Caching
Dogpile: code and lock reading
The dogpile lives in the recompute path: the miss handler, the lock acquire, the TTL, the release. Read each snippet, find where the collision reopens or the lock deadlocks, and choose the fix a senior engineer would make first.
Practise reading coalescing and locking code the way you read it in an incident — trace the concurrent path, spot the missing timeout, the lost lease, or the unfenced write, and fix the mechanism, not the symptom.
Snippet 1 — the local single-flight
var group singleflight.Group
func getFeed(ctx context.Context, key string) ([]byte, error) {
if v, ok := cache.Get(key); ok {
return v, nil
}
// coalesce concurrent misses for this key onto one recompute
v, err, _ := group.Do(key, func() (any, error) {
out, err := recomputeFeed(ctx) // 200ms DB aggregation
if err != nil {
return nil, err
}
cache.Set(key, out, 5*time.Minute)
return out, nil
})
if err != nil {
return nil, err
}
return v.([]byte), nil
}
This runs on 20 instances behind a load balancer. How many DB recomputes fire per expiry instant, and what is the highest-leverage change to reach one?
Snippet 2 — the distributed lock with no TTL
func getFeedLocked(ctx context.Context, key string) ([]byte, error) {
if v, ok := cache.Get(key); ok {
return v, nil
}
lockKey := "lock:" + key
// acquire: SET lock:key <token> NX (NO expiry argument)
ok, _ := rdb.SetNX(ctx, lockKey, token, 0).Result()
if !ok {
time.Sleep(50 * time.Millisecond) // someone else recomputes
return getFeedLocked(ctx, key) // retry the read
}
defer rdb.Del(ctx, lockKey) // release on return
out, err := recomputeFeed(ctx)
if err != nil {
return nil, err
}
cache.Set(key, out, 5*time.Minute)
return out, nil
}
The SetNX uses expiry 0 (no TTL); release is via defer Del. What is the production failure, and the fix?
Snippet 3 — the fixed TTL that is too short for the tail
const lockTTL = 5 * time.Second // recompute p50 ~2s, p99 ~25s
func recomputeUnderLock(ctx context.Context, key, token string) error {
ok, _ := rdb.SetNX(ctx, "lock:"+key, token, lockTTL).Result()
if !ok {
return errLockHeld // caller serves stale and retries later
}
out, err := recomputeFeed(ctx) // can take up to 25s on a cold shard
if err != nil {
return err
}
// lock may already have expired here on a slow recompute
cache.Set(key, out, 5*time.Minute)
rdb.Del(ctx, "lock:"+key) // unconditional delete
return nil
}
With a 5s lock TTL and a 25s p99 recompute, name both bugs and the principled fix.
Snippet 4 — the lease-renewing holder
func recomputeWithLease(ctx context.Context, key, token string) error {
if ok, _ := rdb.SetNX(ctx, "lock:"+key, token, 10*time.Second).Result(); !ok {
return errLockHeld
}
// heartbeat: re-extend the lease every 3s while we work
stop := make(chan struct{})
go func() {
t := time.NewTicker(3 * time.Second)
defer t.Stop()
for {
select {
case <-stop:
return
case <-t.C:
// PEXPIRE lock:key 10000 if token still ours
renewIfOwner(ctx, "lock:"+key, token, 10*time.Second)
}
}
}()
out, err := recomputeFeed(ctx)
close(stop)
if err != nil {
return err
}
cache.Set(key, out, 5*time.Minute)
releaseIfOwner(ctx, "lock:"+key, token) // CAS delete
return nil
}
The lease renews every 3s with a 10s TTL and releases via CAS-on-token.

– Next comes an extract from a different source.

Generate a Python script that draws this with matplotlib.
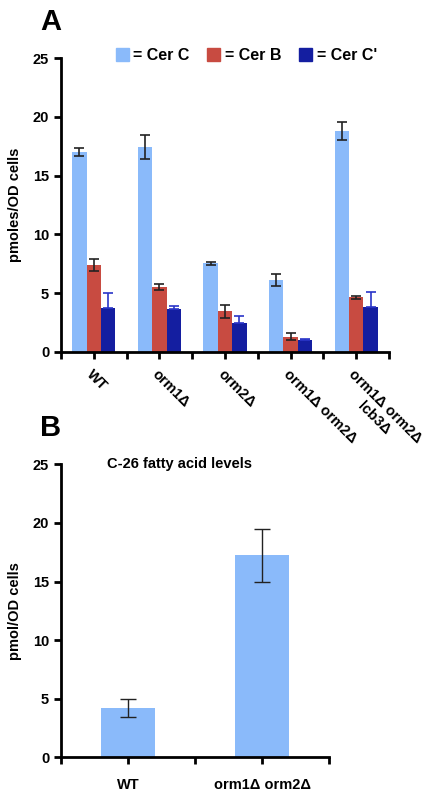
import matplotlib.pyplot as plt
import numpy as np
from matplotlib.patches import Patch

plt.rcParams['font.family'] = ['Liberation Sans', 'DejaVu Sans']
plt.rcParams['font.weight'] = 'bold'

# Panel A data
strains = ['WT', 'orm1Δ', 'orm2Δ', 'orm1Δ orm2Δ', 'orm1Δ orm2Δ\nlcb3Δ']
cer_c = [17.0, 17.45, 7.55, 6.1, 18.8]
cer_c_err = [0.35, 1.0, 0.12, 0.5, 0.75]
cer_b = [7.4, 5.5, 3.45, 1.3, 4.65]
cer_b_err = [0.5, 0.25, 0.55, 0.3, 0.12]
cer_c2 = [3.7, 3.65, 2.5, 1.0, 3.8]
cer_c2_err = [1.3, 0.3, 0.6, 0.12, 1.3]

# Panel B data
strains_b = ['WT', 'orm1Δ orm2Δ']
c26 = [4.2, 17.25]
c26_err = [0.77, 2.25]

col_c = '#8abafa'
col_b = '#c84b41'
col_c2 = '#141ea0'

fig = plt.figure(figsize=(4.29, 7.96), dpi=100)

def style_axes(ax):
    for s in ['top', 'right']:
        ax.spines[s].set_visible(False)
    for s in ['left', 'bottom']:
        ax.spines[s].set_linewidth(2.0)
    ax.tick_params(which='both', direction='out', length=5, width=2, labelsize=10.5)
    ax.set_ylim(0, 25)
    ax.set_yticks([0, 5, 10, 15, 20, 25])

# ---- Panel A
ax1 = fig.add_axes([0.1422, 0.5578, 0.7646, 0.3693])
style_axes(ax1)
x = np.arange(len(strains))
w = 0.22
ax1.bar(x - w, cer_c, w, color=col_c, yerr=cer_c_err, capsize=3.5,
        error_kw=dict(ecolor='#222222', elinewidth=1.2, capthick=1.2))
ax1.bar(x, cer_b, w, color=col_b, yerr=cer_b_err, capsize=3.5,
        error_kw=dict(ecolor='#222222', elinewidth=1.2, capthick=1.2))
# dark blue bars: only the upper half of the error bar shows
ax1.bar(x + w, cer_c2, w, color=col_c2,
        yerr=[np.zeros(len(cer_c2)), cer_c2_err], capsize=3.5,
        error_kw=dict(ecolor='#2a35c8', elinewidth=1.2, capthick=1.2))
ax1.set_xlim(-0.5, len(strains) - 0.5)
ax1.set_xticks(np.arange(len(strains) + 1) - 0.5)
ax1.set_xticklabels([])
ax1.set_xticks(x, minor=True)
ax1.set_xticklabels(strains, minor=True, rotation=-45, ha='left', va='top',
                    rotation_mode='anchor', multialignment='center', fontsize=10.5)
ax1.tick_params(axis='x', which='minor', pad=6)
ax1.set_ylabel('pmoles/OD cells', fontsize=10.5, fontweight='bold', labelpad=8)

handles = [Patch(color=col_c, label='= Cer C'),
           Patch(color=col_b, label='= Cer B'),
           Patch(color=col_c2, label="= Cer C'")]
ax1.legend(handles=handles, ncol=3, frameon=False, loc='center',
           bbox_to_anchor=(0.565, 1.01), handlelength=0.8, handleheight=0.9,
           handletextpad=0.3, columnspacing=1.1, fontsize=11.5)

fig.text(0.093, 0.972, 'A', fontsize=21, fontweight='bold', va='center')

# ---- Panel B
ax2 = fig.add_axes([0.1422, 0.0486, 0.6247, 0.3681])
style_axes(ax2)
xb = np.arange(len(strains_b))
ax2.bar(xb, c26, 0.4, color=col_c, yerr=c26_err, capsize=5.5,
        error_kw=dict(ecolor='#222222', elinewidth=1.0, capthick=1.0))
ax2.set_xlim(-0.5, len(strains_b) - 0.5)
ax2.set_xticks(np.arange(len(strains_b) + 1) - 0.5)
ax2.set_xticklabels([])
ax2.set_xticks(xb, minor=True)
ax2.set_xticklabels(strains_b, minor=True, fontsize=10.5)
ax2.tick_params(axis='x', which='minor', pad=10)
ax2.set_ylabel('pmol/OD cells', fontsize=10.5, fontweight='bold', labelpad=8)
ax2.text(0.17, 1.0, 'C-26 fatty acid levels', transform=ax2.transAxes,
         fontsize=10.5, va='center', ha='left')

fig.text(0.093, 0.462, 'B', fontsize=21, fontweight='bold', va='center')

fig.savefig('out.png', dpi=100)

A long stop-the-world GC pause (≥10s) hits this worker mid-recompute. What can still go wrong, and what guards against it?
Every dogpile fix is read in the lock path. Local single-flight caps recomputes at the instance count, not one — a distributed lock is what coordinates the fleet. A lock with no TTL deadlocks every reader if the holder dies, so always SET NX PX. A fixed TTL shorter than the worst-case recompute reopens the herd and risks deleting someone else’s lock, so renew the lease on a heartbeat and release conditionally on your token. And even a renewed lease can lapse under a long STW pause or partition, so fence the write with a monotonic token (or a versioned CAS) to stop a resumed holder from overwriting fresh data. Fix the lock lifecycle, then re-test under a slow-recompute and a pause-injection scenario.